Golf Course Hot Dogs – A Memo to All Clubhouses

From a business standpoint, a golf course has many ways to make an impression on a golfer’s mind – course layout, course conditions, the people, the price, and for the purposes of this post, the clubhouse. Now as a typical meathead golfer, I’ve never really cared if I paid my greens fees in a replica of the Taj Mahal or through the side door of a double-wide, just let me get to the first tee as soon as possible. In fact, when it comes to pro shops, I could care less what products they have to offer, because quite frankly, I ain’t buyin ’em. I’m not sure who decided that making a purchase in a golf clubhouse should be the fiscal equivalent to an airport or Disney World, but I do know that I am certainly not their target demographic and therefore I feel no obligation to take part (nor do I feel any guilt over bringing my own Gatorades and pony keg to the track).

Golf Pro Shop

“Sorry, can’t go lower than $75 on the shirt. Inventory turnover? I don’t follow.”

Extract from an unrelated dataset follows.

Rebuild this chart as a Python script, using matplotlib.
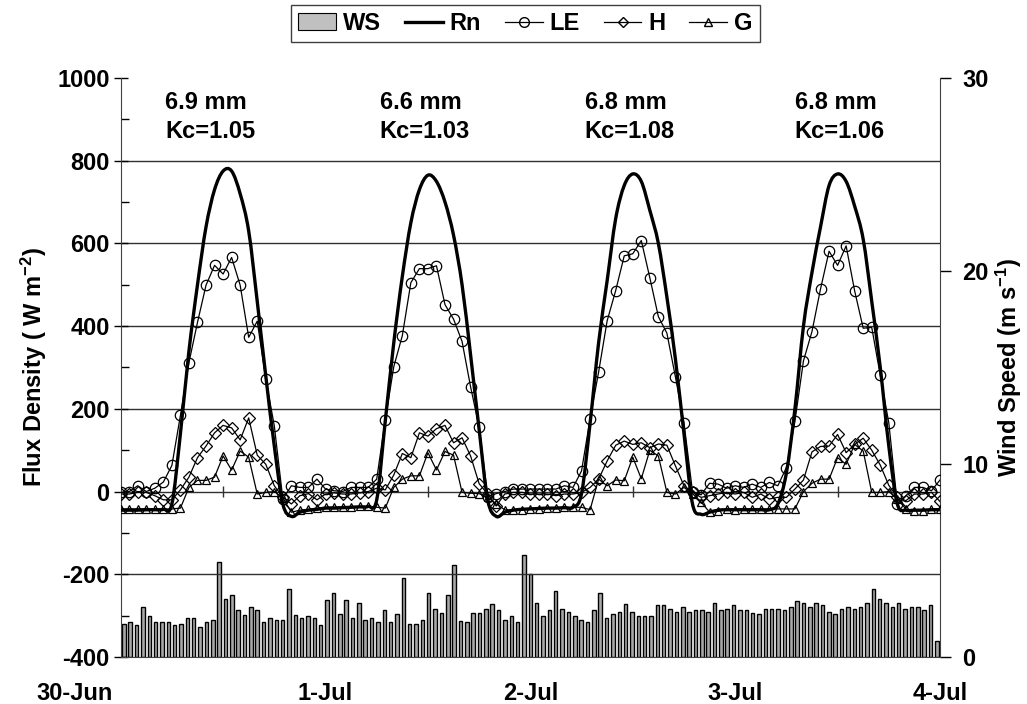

For that reason, I don’t even bother rating a clubhouse for any of the various ways that they decide to do their thing . . . with one exception: the hot dog. The golf course dog has been a staple of the American golfing experience since 1776 (according to my records), and along with $11.00 sleeves of Top-Flites, it is something that can be counted on at every course. The continuity, however, stops there.  I’ve compiled the following list to help each facility shore up their course hot dog game to satisfactory levels. To clubhouses everywhere, please heed the following tips:

1) Speed – the entire essence of the course dog is that it’s the quick option when making the turn. If I need more than a Snickers bar or some ridiculous Nab-like product to “fuel” my sweet game, it is universally understood that my only logical option as a legitimate golfer is the dog. Therefore, just make-a-da-dog. If some nutjob ahead of me ordered the grilled chicken club, or my genius buddy went with the pulled pork daily special, that’s their problem. A golfer who orders a hot dog is a responsible one – his/her order takes priority every time.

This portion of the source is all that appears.